Bundan sonra tek taraflı ateşkes olmayacak. Devlet de resmi olarak ateşkes ilan etmeli. İki tarafta da ateşkesi gözleyen izleme komitesi oluşturulmalı. Müzakereler özgür ve eşit şartlarda sürdürülmeli ve Önder Apo müzakere başı olarak kabul edilmeli. Arabuluculuk yapan üçüncü bir taraf lazım. Bütün operasyonlar durdurulmalı, son dönemde gözaltına alınanlar serbest bırakılmalı. Yoksa, Türkiye’nin yarın tekrar her şeyi inkâr etmeyeceğine nasıl güvenelim?

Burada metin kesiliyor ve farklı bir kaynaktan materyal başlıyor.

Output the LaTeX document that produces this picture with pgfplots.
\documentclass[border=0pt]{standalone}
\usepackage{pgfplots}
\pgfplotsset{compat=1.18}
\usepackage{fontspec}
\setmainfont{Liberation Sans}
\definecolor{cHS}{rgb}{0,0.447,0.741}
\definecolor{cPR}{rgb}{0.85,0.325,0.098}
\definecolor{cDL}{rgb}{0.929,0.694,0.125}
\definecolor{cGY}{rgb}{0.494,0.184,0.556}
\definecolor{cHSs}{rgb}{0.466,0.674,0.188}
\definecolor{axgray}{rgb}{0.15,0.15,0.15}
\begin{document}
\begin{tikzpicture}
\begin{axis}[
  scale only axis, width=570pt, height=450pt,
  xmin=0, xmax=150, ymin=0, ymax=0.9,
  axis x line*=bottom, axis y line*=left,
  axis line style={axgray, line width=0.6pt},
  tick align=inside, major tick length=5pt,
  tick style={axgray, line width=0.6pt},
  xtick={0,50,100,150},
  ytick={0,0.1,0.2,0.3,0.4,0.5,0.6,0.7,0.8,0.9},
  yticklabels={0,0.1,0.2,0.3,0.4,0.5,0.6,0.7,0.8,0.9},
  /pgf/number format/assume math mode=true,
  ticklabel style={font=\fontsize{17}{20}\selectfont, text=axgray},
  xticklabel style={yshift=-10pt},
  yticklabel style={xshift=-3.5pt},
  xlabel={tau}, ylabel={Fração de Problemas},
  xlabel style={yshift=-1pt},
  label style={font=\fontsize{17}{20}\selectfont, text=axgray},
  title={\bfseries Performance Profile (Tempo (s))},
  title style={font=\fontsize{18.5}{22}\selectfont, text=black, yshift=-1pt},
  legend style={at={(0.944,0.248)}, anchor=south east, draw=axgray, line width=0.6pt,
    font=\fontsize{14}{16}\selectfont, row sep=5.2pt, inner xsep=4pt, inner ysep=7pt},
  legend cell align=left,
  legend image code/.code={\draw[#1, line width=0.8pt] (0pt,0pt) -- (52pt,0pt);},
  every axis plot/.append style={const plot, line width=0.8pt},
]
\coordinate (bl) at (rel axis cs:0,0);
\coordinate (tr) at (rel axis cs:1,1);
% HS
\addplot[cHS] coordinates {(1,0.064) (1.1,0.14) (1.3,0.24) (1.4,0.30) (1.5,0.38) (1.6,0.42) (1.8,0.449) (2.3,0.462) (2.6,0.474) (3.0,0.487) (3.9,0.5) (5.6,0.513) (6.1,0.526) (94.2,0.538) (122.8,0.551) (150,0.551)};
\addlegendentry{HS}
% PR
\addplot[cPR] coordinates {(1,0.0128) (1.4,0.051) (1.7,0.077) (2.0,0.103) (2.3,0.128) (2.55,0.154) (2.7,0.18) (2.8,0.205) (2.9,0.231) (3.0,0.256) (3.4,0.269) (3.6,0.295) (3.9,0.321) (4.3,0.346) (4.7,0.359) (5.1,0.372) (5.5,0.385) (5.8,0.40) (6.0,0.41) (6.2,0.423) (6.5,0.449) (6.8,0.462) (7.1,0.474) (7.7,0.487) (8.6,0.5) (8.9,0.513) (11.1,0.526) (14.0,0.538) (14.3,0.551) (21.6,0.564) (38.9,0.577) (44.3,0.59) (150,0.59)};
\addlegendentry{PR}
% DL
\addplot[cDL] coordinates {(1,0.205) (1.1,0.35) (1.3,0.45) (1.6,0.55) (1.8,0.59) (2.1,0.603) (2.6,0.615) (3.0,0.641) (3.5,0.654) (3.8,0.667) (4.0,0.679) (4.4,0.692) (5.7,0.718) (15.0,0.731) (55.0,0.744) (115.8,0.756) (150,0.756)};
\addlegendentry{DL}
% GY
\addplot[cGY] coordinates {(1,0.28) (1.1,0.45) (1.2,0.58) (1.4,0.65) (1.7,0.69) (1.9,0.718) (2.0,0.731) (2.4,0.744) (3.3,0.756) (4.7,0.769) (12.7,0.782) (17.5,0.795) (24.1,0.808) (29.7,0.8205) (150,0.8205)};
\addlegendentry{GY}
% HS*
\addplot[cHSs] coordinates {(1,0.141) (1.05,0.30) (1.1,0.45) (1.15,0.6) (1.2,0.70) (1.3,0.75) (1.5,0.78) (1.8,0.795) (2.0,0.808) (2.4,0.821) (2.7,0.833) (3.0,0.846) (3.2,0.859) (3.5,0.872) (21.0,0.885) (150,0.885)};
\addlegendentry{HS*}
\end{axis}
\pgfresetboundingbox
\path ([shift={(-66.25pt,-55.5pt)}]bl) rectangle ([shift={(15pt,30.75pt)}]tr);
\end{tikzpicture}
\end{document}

Üçüncü taraf kim olabilir? ABD mi?
Bunu defalarca önerdik.
ABD ile ilişkiniz var mı?
Var.
Amerikan hükümeti bunu yalanladı…
ABD, Türkiye’yi IŞİD’e karşı savaşa katmak istiyor ve bu yüzden diplomatik bir dil kullanarak hassasiyetlerini dikkate alıyor.
ABD, PKK’ye karşı operasyonu onayladı mı?
Açıkça söylemiyorlar ama Amerika yeşil ışık yakmasaydı bu operasyonlar olmazdı. ABD, IŞİD’e karşı en etkili Kürt özgürlük hareketinin savaştığını biliyor. Uluslararası koalisyonda hem Türkiye’ye, hem PKK’ye ihtiyacı var. Çelişki bundan kaynaklanıyor.
Kalıcı bir çözüm nasıl olur?
Türkiye önce bir Kürt sorununun var olduğunu kabul etmeli. Erdoğan da hep ‘Kürt kökenli vatandaşların sorunlarından’ söz etti, hiçbir zaman bir halkın özgürlük sorunu olarak ele almadı. Kürt sorunu anayasal güvence altına alınmalı. Kürt kültürü üzerine baskı sona ermeli, Kürtçe eğitim dili kabul edilmeli ve Kürtler yerel yönetimleriyle kendilerini yönetebilmeli.
Tüm bunlar olsa, silahları teslim eder misiniz?
Silahlı mücadeleyi bırakmak ve silahları teslim etmek ayrı şeyler. Kürt sorunu çözülmedikçe, IŞİD tehlikesi sürdükçe, kimse bize silahları teslim etmeyi dayatamaz. Biz sadece Kürtler için savaşmıyoruz. IŞİD’e karşı savaşmak, insanlık için savaşmak demek.